Collegium and Interference

  • The author speaks about the wrongs that have been taking place with the judicial system and the factors that have come into play.
  • He goes on to point out the first aspect about the former Chief Justice of India, Ranjan Gogoi who was charged with allegations of Sexual Harassment but he was able to make his way out of it by instituting Suo moto proceedings despite being the prime accused, he presided over the same and delivered the verdict as well.
  • Then he speaks about former CJI Gogoi who was among those judges who alleged former CJI Deepak Mishra was making use of Master of the Roster power to his advantage and allocating cases to the benches according to his whims and fancies but when it came to his own regime, he did the same thing but taking under his ambit cases related to Ayodhya, Rafale among others.
  • Where we would criticize leaders like Prime Minister Indira Gandhi for her interference with the judiciary vis a vis punitive transfer of the judges and superseding judges for the appointment of the CJI, but this is what is precisely happening now.
  • The collegium system thus formed after the Indira Gandhi regime to avoid interference of the executive in the judiciary hasn’t been exactly successful, as the author quotes two issues that are taking place even today in this regard.

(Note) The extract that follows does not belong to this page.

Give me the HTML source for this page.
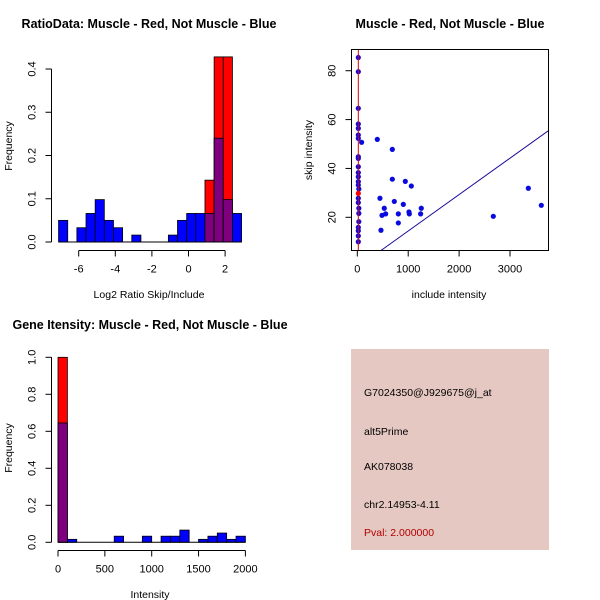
<!DOCTYPE html>
<html><head><meta charset="utf-8"><style>
body{margin:0;background:#fff}
svg{display:block;font-family:"Liberation Sans",sans-serif}
</style></head><body>
<svg id="c" width="600" height="600" xmlns="http://www.w3.org/2000/svg">
<rect width="600" height="600" fill="#fff"/>
</svg>
<script>
// Panel 1: ratio histogram (bins of 0.5 starting at -7.1)
const ratioBinStart = -7.1;
const ratioBinWidth = 0.5;
const ratioBlue = [0.05,0,0.033,0.066,0.098,0.05,0.033,0,0.016,0,0,0,0.016,0.05,0.066,0.066,0.066,0.24,0.098,0.066];
const ratioRed  = [0,0,0,0,0,0,0,0,0,0,0,0,0,0,0,0,0.143,0.428,0.428,0];
const ratioXTicks = [-6,-4,-2,0,2];
const ratioYTicks = [0,0.1,0.2,0.3,0.4];
// Panel 2: scatter
const incl = [20,20,20,20,20,20,20,85,20,20,20,20,20,20,20,30,20,20,20,30,30,30,20,20,20,20,393,688,688,943,1061,445,727,904,530,1257,1015,557,806,1022,1244,485,806,465,2672,3360,3615];
const skip = [85.4,79.6,64.6,58.2,56.4,53.7,52.3,50.7,44.8,44.1,40.7,38.3,36.6,34.6,33.2,31.6,29.8,27.8,26,23.7,21.6,18.2,15.9,14.5,12.4,10,51.9,47.8,35.6,34.7,32.8,27.8,26.5,25.3,23.7,23.7,22.2,21.4,21.4,21.4,21.4,20.8,17.7,14.7,20.4,31.9,24.9];
const redPointIdx = [16];
const scatXTicks = [0,1000,2000,3000];
const scatYTicks = [20,40,60,80];
const fitSlope = 0.0149, fitIntercept = -0.5, redLineX = 20;
// Panel 3: intensity histogram (bins of 100 from 0)
const intBinWidth = 100;
const intBlue = [0.645,0.016,0,0,0,0,0.033,0,0,0.033,0,0.033,0.033,0.066,0,0.016,0.033,0.05,0.016,0.033];
const intRed  = [1.0,0,0,0,0,0,0,0,0,0,0,0,0,0,0,0,0,0,0,0];
const intXTicks = [0,500,1000,1500,2000];
const intYTicks = [0,0.2,0.4,0.6,0.8,1.0];

const svg = document.getElementById('c');
const NS = 'http://www.w3.org/2000/svg';
function mk(tag, attrs, parent){const e=document.createElementNS(NS,tag);for(const k in attrs)e.setAttribute(k,attrs[k]);(parent||svg).appendChild(e);return e;}
function txt(s,x,y,attrs,parent){const t=mk('text',Object.assign({x:x,y:y,'font-size':11,'text-anchor':'middle',fill:'#000'},attrs||{}),parent);t.textContent=s;return t;}

function histogram(g, blue, red, start, width, sx, sy){
  for(let i=0;i<blue.length;i++){
    const x0=sx(start+i*width), x1=sx(start+(i+1)*width);
    const b=blue[i], r=red[i];
    if(r>0){const e=mk('rect',{x:x0,y:sy(r),width:x1-x0,height:sy(0)-sy(r),fill:'#ff0000',stroke:'#000','stroke-width':0.8},g);
      
      }
    if(b>0){const e=mk('rect',{x:x0,y:sy(b),width:x1-x0,height:sy(0)-sy(b),fill:(r>0?'#7f007f':'#0000ff'),stroke:'#000','stroke-width':0.8},g);
      
      }
  }
}
function yAxisLeft(g, ticks, sy, x, fmt){
  mk('line',{x1:x,x2:x,y1:sy(ticks[0]),y2:sy(ticks[ticks.length-1]),stroke:'#000'},g);
  ticks.forEach(t=>{mk('line',{x1:x-6,x2:x,y1:sy(t),y2:sy(t),stroke:'#000'},g);
    const l=txt(fmt(t),x-19,sy(t),{transform:'rotate(-90 '+(x-19)+' '+sy(t)+')','dominant-baseline':'middle'},g);
    
    });
}
function xAxis(g, ticks, sx, y){
  mk('line',{x1:sx(ticks[0]),x2:sx(ticks[ticks.length-1]),y1:y,y2:y,stroke:'#000'},g);
  ticks.forEach(t=>{mk('line',{x1:sx(t),x2:sx(t),y1:y,y2:y+6,stroke:'#000'},g);
    const l=txt(String(t),sx(t),y+22,{},g);
    
    });
}

// Panel 1
{
  const g=mk('g',{});
  
  
  const sx=v=>188.5+(v-0)*18.3, sy=v=>242-v*432.5;
  histogram(g, ratioBlue, ratioRed, ratioBinStart, ratioBinWidth, sx, sy);
  mk('line',{x1:sx(ratioBinStart),x2:sx(ratioBinStart+ratioBlue.length*ratioBinWidth),y1:242,y2:242,stroke:'#000'},g);
  yAxisLeft(g, ratioYTicks, sy, 51.5, t=>t.toFixed(1));
  xAxis(g, ratioXTicks, sx, 250.5);
  const t=txt('RatioData: Muscle - Red, Not Muscle - Blue',149,28,{'font-weight':'bold','font-size':12.5},g);
   
  const xl=txt('Log2 Ratio Skip/Include',149,298,{'font-size':10.5},g);
   
  const yl=txt('Frequency',12,146,{transform:'rotate(-90 12 146)','font-size':10.5},g);
   
}
// Panel 2
{
  const g=mk('g',{});
  
  
  const L=351.5,R=548.5,T=49.5,B=250.5;
  const sx=v=>357.3+v*0.0509, sy=v=>217.3-(v-20)*2.443;
  const cp=mk('clipPath',{id:'cp'},g); mk('rect',{x:L,y:T,width:R-L,height:B-T},cp);
  const pg=mk('g',{'clip-path':'url(#cp)'},g);
  const x0=-200,x1=4000;
  const fl=mk('line',{x1:sx(x0),y1:sy(fitSlope*x0+fitIntercept),x2:sx(x1),y2:sy(fitSlope*x1+fitIntercept),stroke:'#1a0a9a','stroke-width':1},pg);
   
  for(let i=0;i<incl.length;i++){
    const red=redPointIdx.includes(i);
    const c=mk('circle',{cx:sx(incl[i]),cy:sy(skip[i]),r:2.6,fill:red?'#ff0000':'#0a0ae0'},pg);
    
    
  }
  const rl=mk('line',{x1:sx(redLineX),x2:sx(redLineX),y1:T,y2:B,stroke:'#dd0000','stroke-width':1},pg);
   
  mk('rect',{x:L,y:T,width:R-L,height:B-T,fill:'none',stroke:'#000'},g);
  scatYTicks.forEach(t=>{mk('line',{x1:L-6,x2:L,y1:sy(t),y2:sy(t),stroke:'#000'},g);
    const l=txt(String(t),L-19,sy(t),{transform:'rotate(-90 '+(L-19)+' '+sy(t)+')','dominant-baseline':'middle'},g);
     });
  scatXTicks.forEach(t=>{mk('line',{x1:sx(t),x2:sx(t),y1:B,y2:B+6,stroke:'#000'},g);
    const l=txt(String(t),sx(t),B+22,{},g);
     });
  const t=txt('Muscle - Red, Not Muscle - Blue',450,28,{'font-weight':'bold','font-size':12.5},g);
   
  const xl=txt('include intensity',449,298,{'font-size':10.5},g);
   
  const yl=txt('skip intensity',312,150,{transform:'rotate(-90 312 150)','font-size':10.5},g);
   
}
// Panel 3
{
  const g=mk('g',{});
  
  
  const sx=v=>58+v*0.0937, sy=v=>542.3-v*185;
  histogram(g, intBlue, intRed, 0, intBinWidth, sx, sy);
  mk('line',{x1:sx(0),x2:sx(intBlue.length*intBinWidth),y1:542.3,y2:542.3,stroke:'#000'},g);
  yAxisLeft(g, intYTicks, sy, 51.5, t=>t.toFixed(1));
  xAxis(g, intXTicks, sx, 550.5);
  const t=txt('Gene Itensity: Muscle - Red, Not Muscle - Blue',150,329,{'font-weight':'bold','font-size':12.5},g);
   
  const xl=txt('Intensity',150,598,{'font-size':10.5},g);
   
  const yl=txt('Frequency',12,448,{transform:'rotate(-90 12 448)','font-size':10.5},g);
   
}
// Info panel
{
  const g=mk('g',{});
  
  
  mk('rect',{x:351,y:349,width:198,height:201,fill:'#e6c8c2'},g);
  const lines=[['G7024350@J929675@j_at',396,'#000','probe-id'],['alt5Prime',435,'#000','event-type'],['AK078038',470,'#000','accession'],['chr2.14953-4.11',508,'#000','location'],['Pval: 2.000000',536,'#b00000','pvalue']];
  lines.forEach(l=>{const t=txt(l[0],364,l[1],{'text-anchor':'start','font-size':10.5,fill:l[2]},g);
     });
}
</script>
</body></html>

  • The post-retirement job of CJI Gogoi shows an important issue and the other is the CJI’s privilege in the allocation of cases as the Master of the Roster goes.
  • The solutions to this can be that there should be a cooling-off period post-retirement and getting a post-retirement appointment and then for the master of the roster controversy there needs to be diversification and this should be beyond the CJIs exclusive jurisdiction and discretion.
  • Hence, this will be one of the methods through which we will be able to avoid the interference of the Executive in the judiciary and make the judiciary free and fair.